There is good reason that Christians seem uncomfortable with this unconditional love and invariable try to erect barriers to God’s mercy. One source of confusion is whether we are expected to be unconditionally loving as God is. Do I have to welcome back my abusive partner time after time, whenever he shows up and says “sorry,”—or even not? Should I go running out to greet him or her? Let me be clear: certainly not. Should the church welcome back and reinstate the minister who molests children or parishioners, showing him unconditional mercy? Absolutely not. You are not God; you aren’t even Jesus. God’s love does inspire us to love likewise, but it also declares our infinite value and dignity, and condemns unsparingly violations by others of that dignity. Notice also that the son here sins only against the father, who stands in for God in the story. It is a very different thing if we sin against our neighbors.
But that isn’t the only reason Christians are uncomfortable with the unconditional love of this story. If God is just automatically merciful, so to speak, then God feels the same way toward non-Christians as toward Christians; the father loves both his sons the same. Well, then what good does going to church do for us? Why should we go to church at all, or strive to be good people? If God’s just sitting at home lovingly waiting for us? And how can the church compel people to attend church and be good, if nothing people do can change God’s sovereign and holy love for them?

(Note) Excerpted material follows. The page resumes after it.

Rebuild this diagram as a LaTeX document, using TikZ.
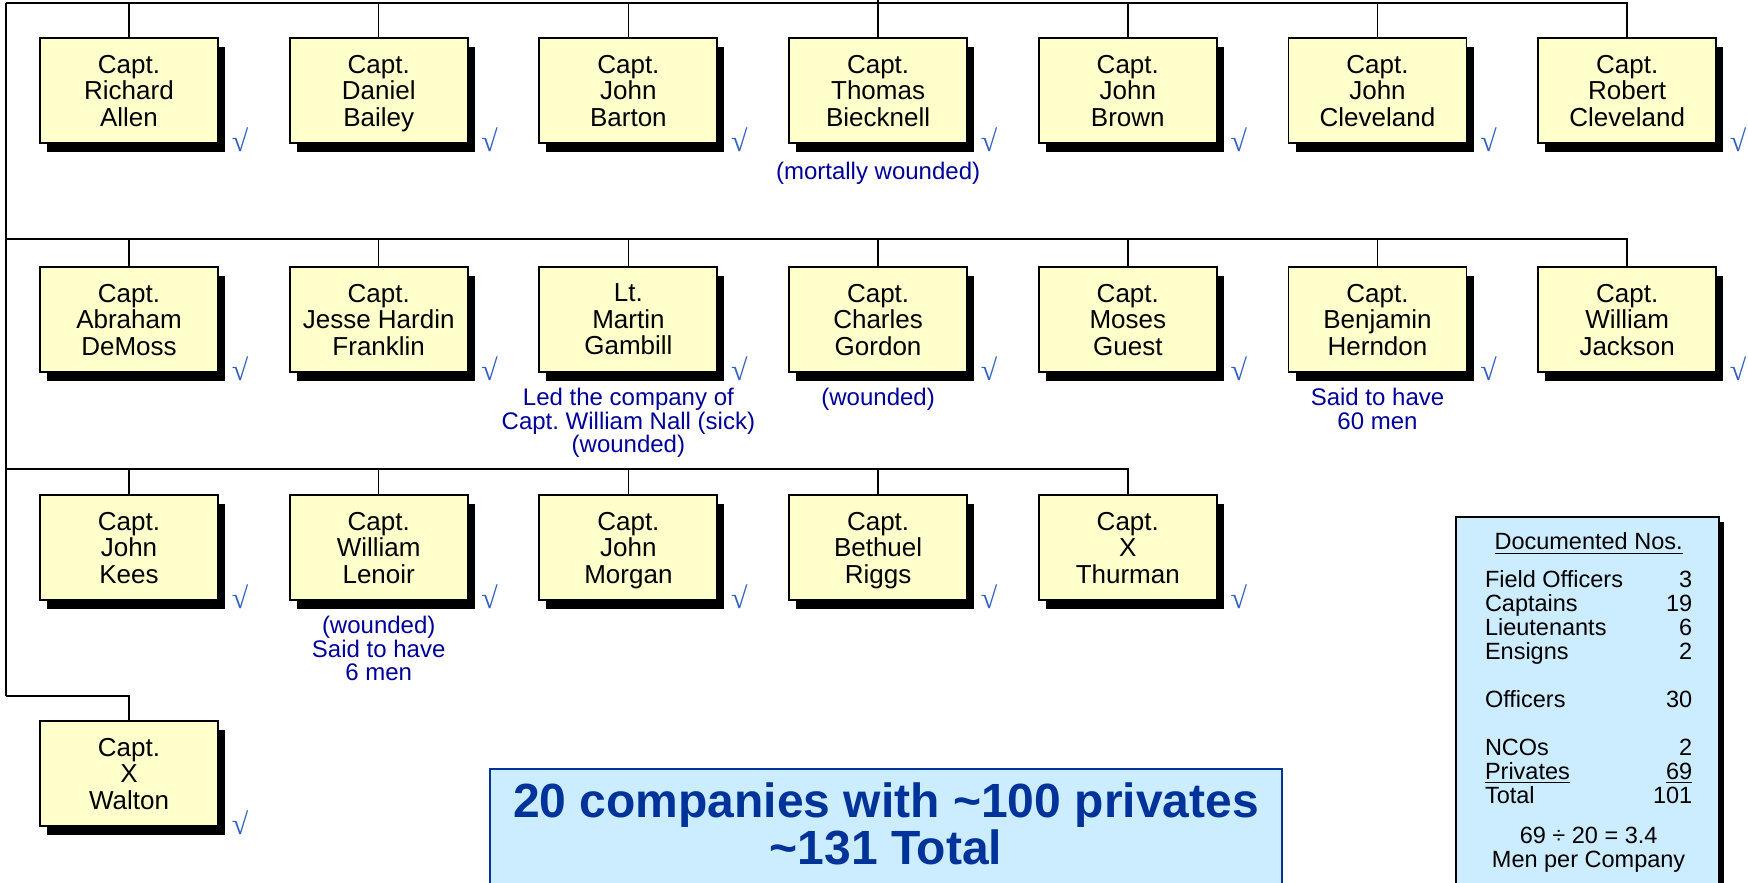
\documentclass[tikz,border=0pt]{standalone}
\usepackage{fontspec}
\setmainfont{Liberation Sans}
\newfontfamily\tickfont{Liberation Serif}
\usetikzlibrary{positioning,shadows}

\definecolor{captfill}{HTML}{FFFFCC}
\definecolor{sumfill}{HTML}{CCECFF}
\definecolor{notecol}{HTML}{000099}
\definecolor{tickcol}{HTML}{3060C0}
\definecolor{totalcol}{HTML}{003399}

\tikzset{
  capt/.style={draw, line width=0.75pt, fill=captfill, align=center,
    minimum width=71.2pt, minimum height=42pt, inner sep=0pt, text depth=0pt,
    font=\fontsize{10.4}{10.6}\selectfont,
    drop shadow={shadow xshift=2.8pt, shadow yshift=-3.6pt, fill=black, opacity=1}},
  link/.style={line width=0.6pt},
  tick/.style={text=tickcol, inner sep=0pt, font=\tickfont\fontsize{12}{12}\selectfont},
  note/.style={text=notecol, align=center, inner sep=0pt, font=\fontsize{9.6}{9.4}\selectfont},
  sumbox/.style={draw, line width=0.6pt, fill=sumfill, anchor=north west,
    minimum width=105.2pt, minimum height=160pt, inner sep=0pt,
    drop shadow={shadow xshift=2pt, shadow yshift=-2pt, fill=black, opacity=1}},
  totalbox/.style={draw=totalcol, line width=0.8pt, fill=sumfill, anchor=north,
    minimum width=316.8pt, minimum height=60pt, inner sep=0pt}
}

\begin{document}
\begin{tikzpicture}[x=0.4pt,y=-0.4pt]
    \useasboundingbox (0,0) rectangle (1748,882);

    % spine and row lines
    \coordinate (regiment) at (884,-5);
    \coordinate (row1) at (6,3);
    \coordinate (row2) at (6,239);
    \coordinate (row3) at (6,469);
    \coordinate (row4) at (6,696);

    % first row
    \foreach \name/\txt [count=\i from 0] in {allen/{Capt.\\Richard\\Allen}, bailey/{Capt.\\Daniel\\Bailey},
        barton/{Capt.\\John\\Barton}, biecknell/{Capt.\\Thomas\\Biecknell}, brown/{Capt.\\John\\Brown},
        jcleveland/{Capt.\\John\\Cleveland}, rcleveland/{Capt.\\Robert\\Cleveland}} {
        \node[capt] (\name) at ({129+249.7*\i},90.5) {\txt};
        \node[tick] (\name-ok) at ({240+249.7*\i},140) {√};
        \draw[link] (\name.north) -- (\name.north |- row1);
    }
    % second row
    \foreach \name/\txt [count=\i from 0] in {demoss/{Capt.\\Abraham\\DeMoss}, franklin/{Capt.\\Jesse Hardin\\Franklin},
        gambill/{Lt.\\Martin\\Gambill}, gordon/{Capt.\\Charles\\Gordon}, guest/{Capt.\\Moses\\Guest},
        herndon/{Capt.\\Benjamin\\Herndon}, jackson/{Capt.\\William\\Jackson}} {
        \node[capt] (\name) at ({129+249.7*\i},319.5) {\txt};
        \node[tick] (\name-ok) at ({240+249.7*\i},369) {√};
        \draw[link] (\name.north) -- (\name.north |- row2);
    }
    % third row
    \foreach \name/\txt [count=\i from 0] in {kees/{Capt.\\John\\Kees}, lenoir/{Capt.\\William\\Lenoir},
        morgan/{Capt.\\John\\Morgan}, riggs/{Capt.\\Bethuel\\Riggs}, thurman/{Capt.\\X\\Thurman}} {
        \node[capt] (\name) at ({129+249.7*\i},547.5) {\txt};
        \node[tick] (\name-ok) at ({240+249.7*\i},597) {√};
        \draw[link] (\name.north) -- (\name.north |- row3);
    }
    % last row
    \node[capt] (walton) at (129,773.5) {Capt.\\X\\Walton};
    \node[tick] (walton-ok) at (240,823) {√};

    \draw[link] (biecknell.north) -- (biecknell.north |- regiment);
    \draw[link] (row1) -- (row4);
    \draw[link] (row1) -| (rcleveland.north);
    \draw[link] (row2) -| (jackson.north);
    \draw[link] (row3) -| (thurman.north);
    \draw[link] (row4) -| (walton.north);

    % remarks
    \node[note, below=7pt of biecknell] (biecknell-note) {(mortally wounded)};
    \node[note, below=6pt of gambill] (gambill-note) {Led the company of\\Capt.\ William Nall (sick)\\(wounded)};
    \node[note, below=6pt of gordon] (gordon-note) {(wounded)};
    \node[note, below=6pt of herndon] (herndon-note) {Said to have\\60 men};
    \node[note, below=6pt of lenoir] (lenoir-note) {(wounded)\\Said to have\\6 men};

    % totals
    \node[totalbox] (total) at (886,768) {};
    \node[text=totalcol, align=center, inner sep=0pt, anchor=north,
        font=\bfseries\fontsize{19.2}{18.8}\selectfont] (total-text) at (886,782)
        {20 companies with \textasciitilde100 privates\\\textasciitilde131 Total};

    \node[sumbox] (docs) at (1455,516) {};
    \node[inner sep=0pt, anchor=north, font=\fontsize{9.4}{9.5}\selectfont] (docs-text) at (1585.5,532) {%
        \begin{tabular*}{80.4pt}{@{\extracolsep{\fill}}lr@{}}
        \multicolumn{2}{@{}c@{}}{\underline{Documented Nos.}}\\[5.4pt]
        Field Officers & 3\\
        Captains & 19\\
        Lieutenants & 6\\
        Ensigns & 2\\[9.5pt]
        Officers & 30\\[9.5pt]
        NCOs & 2\\
        \underline{Privates} & \underline{69}\\
        Total & 101\\[6.6pt]
        \multicolumn{2}{@{}c@{}}{69 ÷ 20 = 3.4}\\
        \multicolumn{2}{@{}c@{}}{Men per Company}
        \end{tabular*}};
\end{tikzpicture}
\end{document}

Ah, those are very revealing questions! We want to know that by coming to church and striving to do good, we are going to accrue a benefit that others will lose out on. And so here we are again, like we talked about last week, thinking about our faith life like a competition, where we want to win something and we expect others to lose. And remember the appeal to self-interest we talked about two weeks ago? “What’s in it for me?” runs constantly through our mind. Our culture actively encourages this question; it drills it into our heads, all the way into our pews and our pulpits. And so we construct a wall around our ego: there’s a kind of bank vault in here that I want to fill, and the world is there to make me a series of offers to consider. God’s unconditional love threatens and undermines this cost-benefit seeking bank vault ego.
To bring this back to the theme for this sermon series, our calculating egos are not just our fault. There is so much in our world, and specifically our consumer-driven American culture, that encourages us to see every encounter as a self-interested, cost-benefit decision. But it is not our inevitable human nature to be constantly self-seeking; you cannot raise a child, for instance, if you are constantly doing a cost-benefit analysis. We are this way in part because of what Paul calls the Rulers and Authorities, the Thrones and Dominions. I don’t mean that there is some secret cabal out there conspiring together, but neither is the way we are a pure accident. I’m sure the whole story is complex, but think about it: we are much more predictable and easy to deal with, and to control, if we act like self-seeking individuals, as opposed to being driven by passionate and “irrational” solidarity with each other. But ironically we see trumpeting our self-seeking ego as an empowering token of our freedom: “I’m looking out for number one,” “It’s my way or the highway!” I tell you, petty boasts like this do not threaten the powers that be, the thrones and dominions, one bit. God’s unconditional love, on the other hand, makes them rather nervous.
Our ego, our innermost sense of who we are, seems like our most dear possession. It is uncomfortable to think of my deepest self-awareness as something that has been shaped by invisible powers and interests in an exploitative way. It’s so much more appealing to belt out, “I did it my way.” But think about that ego deep within. Do you really want it “my way?” Is that ego really the you that you want? Is it the you that God wants, that God created, that God took on so much grief to reclaim? Is your life finally all about you? Have you blindly accepted the world’s call to instate your ego as the tiny fiefdom of a lonely sovereign? Perhaps even, perhaps most of all, in your pious acts of worship and charitable deeds of service? (More on that next week.) Does it all finally come back to you?
What if you took a good look inside and could confidently and cheerfully assert, “I have died.” You can tell reading Paul’s letters, even if he seems faulty in some ways, that it definitely does not all come back to Paul’s ego. When in our passage he talks about “we,” Paul is speaking, sure enough, about himself. He had to; he often found himself having to defend his authority to his fledgling churches. Take a look at chapter 12 where he goes just about bonkers defending himself. But in this dense passage, Paul is not displaying classic self-abasing humble repentance; quite the opposite: “We are always confident.” He is ready to face God’s judgment seat, not because God is a softie; Paul says he knows “the fear of the Lord.” He’s going to stand by his ministry against all challenges, because Paul is quite confident that its authenticity is, in his words, “well known to God.”
That makes Paul sound an awful lot like our modern day braggarts who even welcome the label, “cocky.” But they are a world apart. What stands between our modern egotists and Paul is the cross. “For the love of Christ urges us on, because we are convinced that one has died for all; therefore all have died.” In Christ God took on a human ego so he could kill it. So Paul knows that his faith in Christ is such that his ego has utterly died; but that death has brought him more life than he ever had before. “He died for all so that those who live might live no longer for themselves, but for him who died and was raised for them.” And even from 2000 years away, we can see in Paul’s letters that no one, except perhaps Christ himself, ever gave himself to the church more than Paul did.
Paul knows that we are not up to his level of faith. “Knowing the fear of the Lord, we try to persuade others,” he says. He never calls on people to be self-sacrificing. He calls on the church to be a place where people can safely lose themselves in a circle of giving, where all give and all receive and there are no bank vaults egos to break the circle. He knows that God calls us freely into this circle of giving; we are not required to give up ourselves to gain entry. Christ has done that for us. No one has the right to demand our life from us, for it is God’s sovereign gift. But while self-sacrifice is not the price of admission into the Christian life, it may very well be the goal, indeed, the highest achievement that we may be called on to undergo. And if what you are sacrificing is a bloated, pumped up, but ultimately sad and lonely ego, then maybe you don’t have much to lose.